> YOUR TASK
Begin with the first line of the material and write out each line exactly, ending with the line that contains "import plotly.graph_objects as go". Pictures are not part of the copy.

> PROVIDED DATA
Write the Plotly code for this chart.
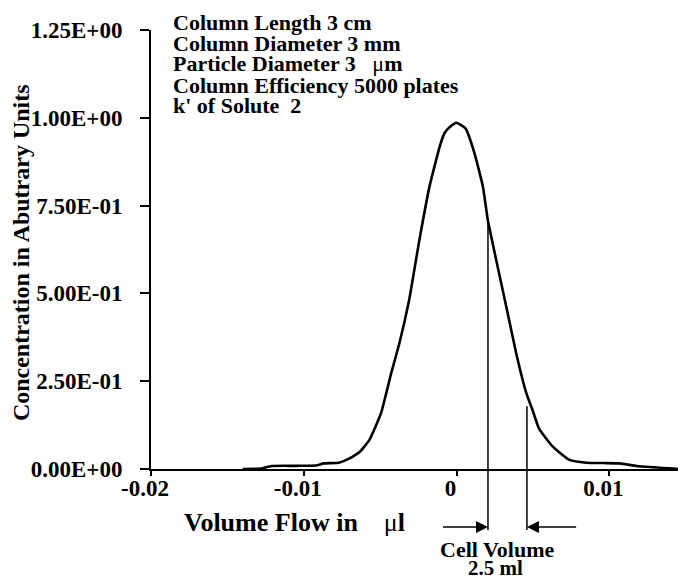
import plotly.graph_objects as go

# ---- data ----
volume_flow = [-0.0140, -0.0128, -0.0121, -0.0105, -0.0092, -0.0087, -0.0077, -0.0070,
               -0.0063, -0.0057, -0.00494, -0.00428, -0.00374, -0.0031, -0.00243,
               -0.00177, -0.0011, -0.00079, -0.0004, 0.0, 0.00059, 0.00118, 0.00173,
               0.00205, 0.0026, 0.00326, 0.00391, 0.00457, 0.0050, 0.0054, 0.0063,
               0.0074, 0.0085, 0.0096, 0.0107, 0.0118, 0.0129, 0.0142, 0.0145]
concentration = [0.0, 0.001, 0.0085, 0.009, 0.010, 0.016, 0.018, 0.030,
                 0.050, 0.083, 0.159, 0.272, 0.358, 0.481, 0.652,
                 0.804, 0.918, 0.956, 0.975, 0.986, 0.970, 0.899, 0.804,
                 0.709, 0.595, 0.462, 0.329, 0.216, 0.165, 0.115, 0.0635,
                 0.026, 0.018, 0.017, 0.016, 0.0085, 0.005, 0.001, 0.0]

x_ticks = [-0.02, -0.01, 0, 0.01]
x_tick_labels = ["-0.02", "-0.01", "0", "0.01"]
y_ticks = [0, 0.25, 0.5, 0.75, 1.0, 1.25]
y_tick_labels = ["0.00E+00", "2.50E-01", "5.00E-01", "7.50E-01", "1.00E+00", "1.25E+00"]

cell_edges = [0.00206, 0.00461]        # x positions of cell volume markers
cell_tops = [0.709, 0.179]             # where marker lines meet the curve
arrow_tails = [-0.00098, 0.00793]      # arrow start points

info_lines = ["Column Length 3 cm", "Column Diameter 3 mm",
              "Particle Diameter 3   <span style='font-weight:normal'>μ</span>m",
              "Column Efficiency 5000 plates", "k' of Solute  2"]

FONT = "Liberation Serif, Times New Roman, serif"

fig = go.Figure()
fig.add_trace(go.Scatter(x=volume_flow, y=concentration, mode="lines",
                         line=dict(color="black", width=2.6, shape="spline", smoothing=0.4),
                         showlegend=False, hoverinfo="skip"))

shapes = []
for xe, yt in zip(cell_edges, cell_tops):
    shapes.append(dict(type="line", xref="x", yref="y", x0=xe, x1=xe, y0=0, y1=yt,
                       line=dict(color="black", width=1.5)))
    shapes.append(dict(type="line", xref="x", yref="paper", x0=xe, x1=xe, y0=0, y1=-0.139,
                       line=dict(color="black", width=1.5)))

annotations = []
for xe, xt in zip(cell_edges, arrow_tails):
    annotations.append(dict(x=xe, y=-0.132, xref="x", yref="paper",
                            ax=xt, ay=0, axref="x", ayref="pixel",
                            text="", showarrow=True, arrowhead=2, arrowsize=1.5,
                            arrowwidth=1.6, arrowcolor="black"))

annotations.append(dict(x=0.657, y=-0.1845, xref="paper", yref="paper",
                        xanchor="center", yanchor="middle", borderpad=0,
                        text="Cell Volume", showarrow=False,
                        font=dict(family=FONT, size=22, color="black", weight="bold")))
annotations.append(dict(x=0.654, y=-0.226, xref="paper", yref="paper",
                        xanchor="center", yanchor="middle", borderpad=0,
                        text="2.5 ml", showarrow=False,
                        font=dict(family=FONT, size=21, color="black", weight="bold")))

# axis titles
annotations.append(dict(x=0.059, y=-0.123, xref="paper", yref="paper",
                        xanchor="left", yanchor="middle",
                        text="Volume Flow in    <span style='font-weight:normal'>μ</span>l",
                        showarrow=False,
                        font=dict(family=FONT, size=26, color="black", weight="bold")))
annotations.append(dict(x=-0.2467, y=0.494, xref="paper", yref="paper",
                        xanchor="center", yanchor="middle",
                        text="Concentration in Abutrary Units", textangle=-90,
                        showarrow=False,
                        font=dict(family=FONT, size=24, color="black", weight="bold")))

info_y = [1.016, 0.970, 0.923, 0.874, 0.827]
for t, yy in zip(info_lines, info_y):
    annotations.append(dict(x=0.040, y=yy, xref="paper", yref="paper", xanchor="left",
                            yanchor="middle", borderpad=0, text=t, showarrow=False,
                            font=dict(family=FONT, size=22, color="black", weight="bold")))

fig.update_layout(
    width=678, height=579,
    margin=dict(l=151, r=0, t=30, b=110),
    paper_bgcolor="white", plot_bgcolor="white",
    shapes=shapes, annotations=annotations,
    showlegend=False,
    xaxis=dict(range=[-0.02, 0.0145], tickvals=x_ticks, ticktext=x_tick_labels,
               showgrid=False, zeroline=False, showline=True, linecolor="black",
               linewidth=2, ticks="outside", ticklen=5, tickwidth=1.5, tickcolor="black",
               ticklabelshift=-6, ticklabelstandoff=-8,
               tickfont=dict(family=FONT, size=23, color="black", weight="bold")),
    yaxis=dict(range=[0, 1.25], tickvals=y_ticks, ticktext=y_tick_labels,
               showgrid=False, zeroline=False, showline=True, linecolor="black",
               linewidth=2, ticks="outside", ticklen=9, tickwidth=1.5, tickcolor="black",
               ticklabelstandoff=13,
               tickfont=dict(family=FONT, size=23, color="black", weight="bold")),
)

fig.write_html("out.html")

> ANSWER BELOW
Write the Plotly code for this chart.
import plotly.graph_objects as go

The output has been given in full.